In an interview published by NPR earlier this week, author Vicky Osterweil defended the idea of looting from businesses in the name of social justice and dismissed concerns that rioters are attacking essential businesses such as grocery stores and pharmacies, according to the Daily Wire.
“When it comes to small business, family owned business or locally owned business, they are no more likely to provide worker protections. They are no more likely to have to provide good stuff for the community than big businesses,” Osterweil shared with NPR.
The left-wing author, whose recent book is titled “In Defense of Looting,” also had the audacity to suggest that respecting business owners is a “right-wing myth,” adding that it isn’t true that small business owners create jobs and are part of the community. “It’s actually a Republican myth that has, over the last 20 years, really crawled into even leftist discourse: that the small business owner must be respected, that the small business owner creates jobs and is part of the community. But that’s actually a right-wing myth.”
While discussing her book “In Defense of Looting,” writer Vicky Osterweil notes that without police or private property, we can just have things for free. Impossible to parody. https://t.co/nowxYUwCQ0 pic.twitter.com/REtfVKQ5Vz
— Bo Winegard (@EPoe187) August 29, 2020
“A business being attacked in the community is ultimately about attacking like modes of oppression that exist in the community. It is true and possible that there are instances historically when businesses have refused to reopen or to come back. But that is a part of the inequity of the society, that people live in places where there is only one place where they can get access to something [like food or medicine],” said the author.
“That question assumes well, what if you’re in a food desert? But the food desert is already an incredibly unjust situation. There’s this real tendency to try and blame people for fighting back, for revealing the inequity of the injustice that’s already been formed by the time that they’re fighting.”
The release of the NPR interview comes as left-wing rioters have destroyed businesses and burned property in Kenosha, Wisconsin, in the aftermath of the Jacob Blake shooting by a police officer last Sunday. Blake has been accused of sexual assault and domestic abuse by his ex-girlfriend.

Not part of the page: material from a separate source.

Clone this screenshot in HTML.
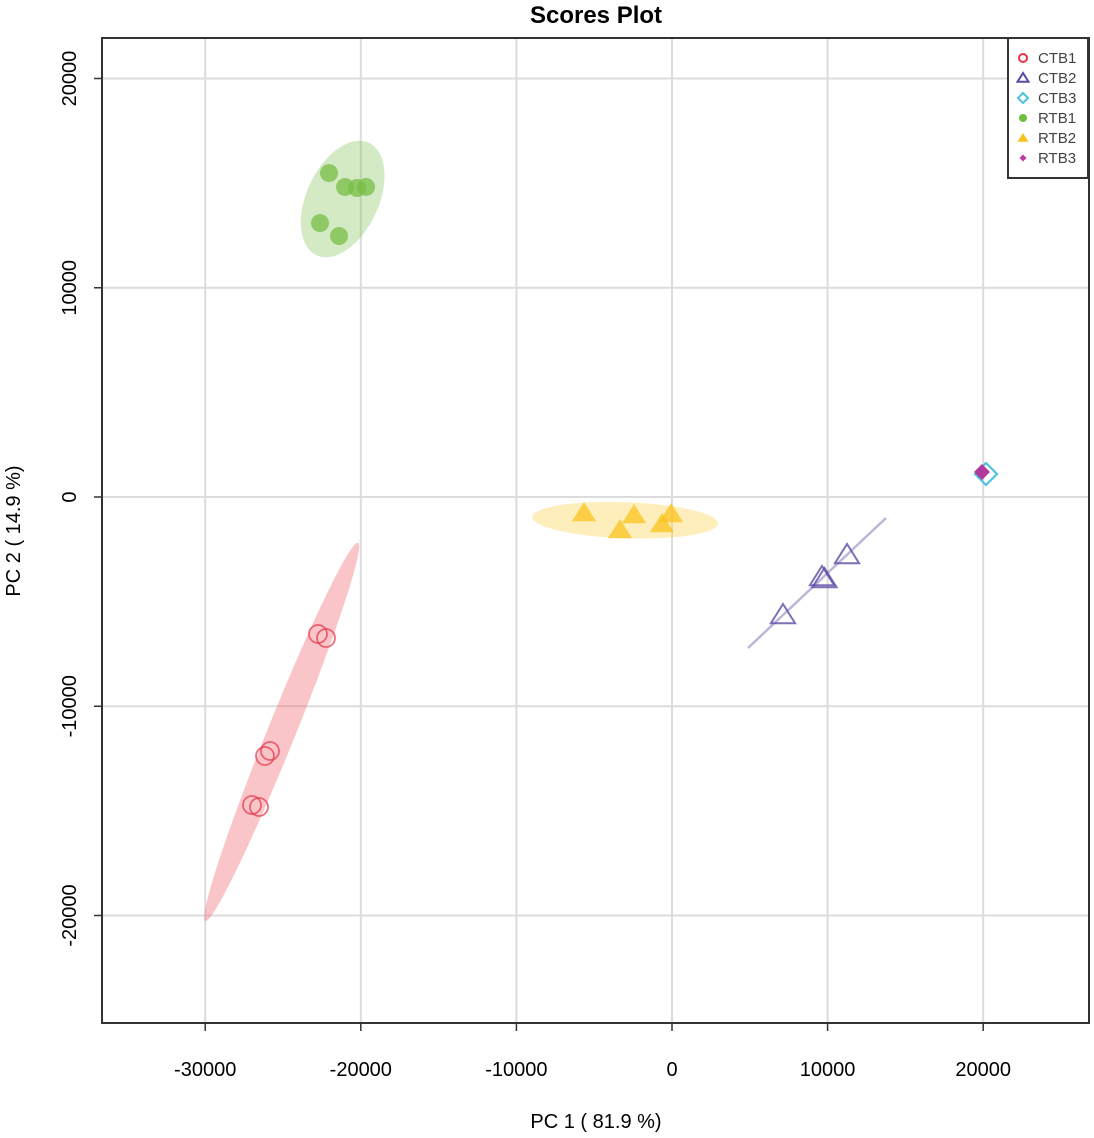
<!DOCTYPE html>
<html><head><meta charset="utf-8"><style>
html,body{margin:0;padding:0;background:#fff;}
svg{display:block;font-family:"Liberation Sans",sans-serif;}
</style></head><body>
<svg id="chart" width="1094" height="1138" viewBox="0 0 1094 1138" xmlns="http://www.w3.org/2000/svg">
<text x="596" y="23" text-anchor="middle" font-size="24" font-weight="bold">Scores Plot</text>
<g id="grid"></g>
<g id="ellipses"></g>
<g id="points"></g>
<rect x="102" y="38" width="987" height="985" fill="none" stroke="#333" stroke-width="2"/>
<g id="ticks"></g>
<text x="596" y="1128" text-anchor="middle" font-size="20">PC 1 ( 81.9 %)</text>
<text transform="translate(20,531) rotate(-90)" text-anchor="middle" font-size="20">PC 2 ( 14.9 %)</text>
<g id="legend">
<rect x="1008" y="38" width="80" height="140" fill="#fff" stroke="#333" stroke-width="2"/>
</g>
</svg>
<script>
const xTicks=[-30000,-20000,-10000,0,10000,20000];
const yTicks=[-20000,-10000,0,10000,20000];
const groups=["CTB1","CTB2","CTB3","RTB1","RTB2","RTB3"];
const ctb1X=[-22751,-22237,-26157,-25835,-26992,-26542];
const ctb1Y=[-6547,-6738,-12378,-12139,-14719,-14815];
const ctb2X=[11247,9640,9800,7134];
const ctb2Y=[-2772,-3823,-3920,-5639];
const ctb3X=[20180];
const ctb3Y=[1099];
const rtb1X=[-22044,-21015,-20244,-19666,-22622,-21401];
const rtb1Y=[15480,14815,14767,14815,13094,12473];
const rtb2X=[-5656,-2442,-3342,-64,-643];
const rtb2Y=[-765,-860,-1577,-812,-1290];
const rtb3X=[19923];
const rtb3Y=[1195];

const NS="http://www.w3.org/2000/svg";
const X=v=>672+v*0.01556;
const Y=v=>497-v*0.020925;
function mk(tag,attrs,parent){const e=document.createElementNS(NS,tag);for(const k in attrs)e.setAttribute(k,attrs[k]);parent.appendChild(e);return e;}
const grid=document.getElementById('grid'),ticks=document.getElementById('ticks');
xTicks.forEach(t=>{
  const l=mk('line',{x1:X(t),x2:X(t),y1:38,y2:1023,stroke:'#dcdcdc','stroke-width':2},grid);
  
  
  const tx=mk('text',{x:X(t),y:1076,'text-anchor':'middle','font-size':20},ticks);
  tx.textContent=t;
  
  
});
yTicks.forEach(t=>{
  const l=mk('line',{x1:102,x2:1089,y1:Y(t),y2:Y(t),stroke:'#dcdcdc','stroke-width':2},grid);
  
  
  mk('line',{x1:94,x2:102,y1:Y(t),y2:Y(t),stroke:'#333','stroke-width':1.5},ticks);
  const tx=mk('text',{transform:`translate(76,${Y(t)}) rotate(-90)`,'text-anchor':'middle','font-size':20},ticks);
  tx.textContent=t;
  
  
});
xTicks.forEach(t=>mk('line',{x1:X(t),x2:X(t),y1:1023,y2:1031,stroke:'#333','stroke-width':1.5},ticks));

const mean=a=>a.reduce((s,v)=>s+v,0)/a.length;
const ell=document.getElementById('ellipses');
function ellipse(xs,ys,rx,ry,rot,fill,name,dx,dy){
  const cx=X(mean(xs))+(dx||0),cy=Y(mean(ys))+(dy||0);
  const e=mk('ellipse',{cx:0,cy:0,rx:rx,ry:ry,fill:fill,transform:`translate(${cx},${cy}) rotate(${rot})`},ell);
  
  
}
ellipse(ctb1X,ctb1Y,204,14,-68,'rgba(240,110,120,0.4)','ctb1-ellipse');
ellipse(rtb1X,rtb1Y,62,36,-65,'rgba(130,195,90,0.35)','rtb1-ellipse');
ellipse(rtb2X,rtb2Y,93,18,2,'rgba(250,205,60,0.35)','rtb2-ellipse',-9,1);
const cl=mk('line',{x1:748,y1:648,x2:886,y2:518,stroke:'rgba(110,90,170,0.45)','stroke-width':2.5},ell);



const pts=document.getElementById('points');
function tri(x,y,s){return `${x},${y-s} ${x-s*1.1},${y+s*0.75} ${x+s*1.1},${y+s*0.75}`;}
ctb1X.forEach((v,i)=>{const c=mk('circle',{cx:X(v),cy:Y(ctb1Y[i]),r:9,fill:'none',stroke:'rgba(230,60,80,0.75)','stroke-width':1.8},pts);
  });
rtb1X.forEach((v,i)=>{const c=mk('circle',{cx:X(v),cy:Y(rtb1Y[i]),r:9,fill:'rgba(120,190,70,0.75)'},pts);
  });
rtb2X.forEach((v,i)=>{const c=mk('polygon',{points:tri(X(v),Y(rtb2Y[i]),11),fill:'rgba(250,195,30,0.75)'},pts);
  });
ctb2X.forEach((v,i)=>{const c=mk('polygon',{points:tri(X(v),Y(ctb2Y[i]),11),fill:'none',stroke:'rgba(95,75,165,0.8)','stroke-width':2},pts);
  });
ctb3X.forEach((v,i)=>{const x=X(v),y=Y(ctb3Y[i]);const c=mk('polygon',{points:`${x},${y-11} ${x+11},${y} ${x},${y+11} ${x-11},${y}`,fill:'none',stroke:'#4cc3dc','stroke-width':2.2},pts);
  });
rtb3X.forEach((v,i)=>{const x=X(v),y=Y(rtb3Y[i]);const c=mk('polygon',{points:`${x},${y-8} ${x+8},${y} ${x},${y+8} ${x-8},${y}`,fill:'#b0399a'},pts);
  });

const lg=document.getElementById('legend');
const lgCol=['#e8334a','#5a4aa8','#4cc3dc','#6cbf3c','#f7c21a','#c0399e'];
groups.forEach((g,i)=>{
  const y=58+i*20,x=1023;
  const gg=mk('g',{},lg);
  
  
  if(i==0)mk('circle',{cx:x,cy:y,r:4,fill:'none',stroke:lgCol[i],'stroke-width':2},gg);
  if(i==1)mk('polygon',{points:tri(x,y,5),fill:'none',stroke:lgCol[i],'stroke-width':2},gg);
  if(i==2)mk('polygon',{points:`${x},${y-5} ${x+5},${y} ${x},${y+5} ${x-5},${y}`,fill:'none',stroke:lgCol[i],'stroke-width':2},gg);
  if(i==3)mk('circle',{cx:x,cy:y,r:4,fill:lgCol[i]},gg);
  if(i==4)mk('polygon',{points:tri(x,y,5),fill:lgCol[i]},gg);
  if(i==5)mk('polygon',{points:`${x},${y-3.5} ${x+3.5},${y} ${x},${y+3.5} ${x-3.5},${y}`,fill:lgCol[i]},gg);
  const t=mk('text',{x:1038,y:y+5,'font-size':15,fill:'#444'},gg);t.textContent=g;
});
</script>
</body></html>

According to Wisconsin Attorney General Josh Haul (D), Blake was not compliant when officers attempted to arrest him, and the police were also unable to subdue him with a taser. Haul also said that the officer only fired his gun at Blake after he leaned toward the open driver’s side of his own car door, where investigators subsequently recovered a knife.
Osterweil said in the NPR interview that property rights “derived through whiteness” and oppression toward black people.
This Osterweil person suggesting that property rights are an outcropping [of] white oppression against black people is the most pure example of someone who is not familiar with any world history. This comes from the same school of thought that white people INVENTED racism. ????
— Collin (@TheLastSisyphus) August 29, 2020
“The very basis of property in the U.S. is derived through whiteness and through Black oppression, through the history of slavery and settler domination of the country. Looting strikes at the heart of property, of whiteness and of the police. It gets to the very root of the way those three things are interconnected. And also it provides people with an imaginative sense of freedom and pleasure and helps them imagine a world that could be. And I think that’s a part of it that doesn’t really get talked about—that riots and looting are experienced as sort of joyous and liberatory,” said Osterweil.
The author proceeded to declare that the idea of an “outside agitator” going to a town to riot is a myth itself, which traces back to the days of slavery, “when plantation owners would claim that it was Freedmen and Yankees coming South and giving the enslaved these crazy ideas—that they were real human beings—and that’s why they revolted.”
The Daily Wire recently reported that the Kenosha Police Department arrested nine people from out of state after a concerned citizen reported a group of people meeting in a remote lot. Police allegedly spotted several of them filling up gas canisters, and “in the subsequent arrest, police recovered illegal fireworks, suspected controlled substances, helmets, and other gear.”